Optimize Your Images

Keep image sizes to a minimum to reduce the amount of time a user is waiting for resources to load.
Advantage of Optimized Images:

  • Your pages will load faster. Smaller image sizes means faster page loads. This will make your visitors happy, and can increase ad revenue.
  • Faster backups. Smaller image sizes also means faster backups.
  • Less bandwidth usage. Optimizing your images can save you hundreds of KB per image, which means significantly less bandwidth usage.

How to Resize Your Images in Photoshop

How to Replace Media Files Already on Your Site

Discover How Big Your Images Should Be

Don’t have photo manipulation software? Try some of these online tools:
https://compressor.io/
http://optimizilla.com/
https://tinypng.com/
http://www.imageoptimizer.net/

 

Here’s another tutorial: https://www.codeinwp.com/blog/how-to-optimize-images/

2 thoughts on “Optimize Your Images”

  1. How do you find this manual image resizing compares with the automated smush plugins in terms of effectiveness, level of effort, and quality? Thanks!

    1. Hi Heather!
      Effectiveness: I always get a smaller file size when doing a manual edit. Always true if you are starting with a large file (say over 500kb.)
      Level of Effort: manual takes longer
      Quality: the auto-optimizers are careful not to lose quality, which is also why they don’t compress as much as you can manually. Manually you can see the immediate results of your edits and un-do if you think quality was compromised. I find there isn’t a one size fits all solution with compression. Some images can be highly compressed and still work fine for their intended use. Some images need larger file size/less compression to be clear and crisp for their intended use.

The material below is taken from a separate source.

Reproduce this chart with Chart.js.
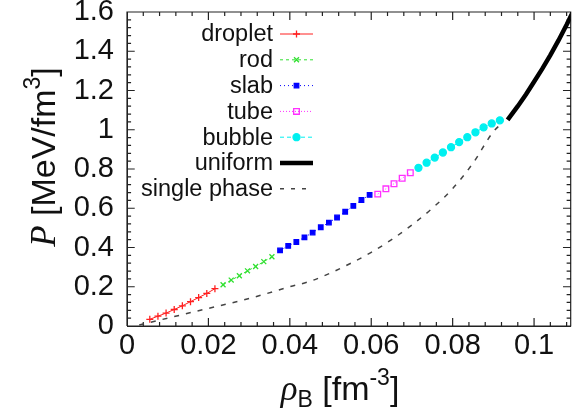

      Best practice is to reduce the file size before uploading to your site. The smush plugins help, but if you are adding 5MB images straight from your phone/camera, those will still be too big after the auto-process. And most those plugins leave the original upload as is, so your media library gets bloated with huge images anyway.

      If you already have large images on your site and are trying to improve your page speed, you can always run the auto-smush first and then manually handle any that still get flagged as being too big.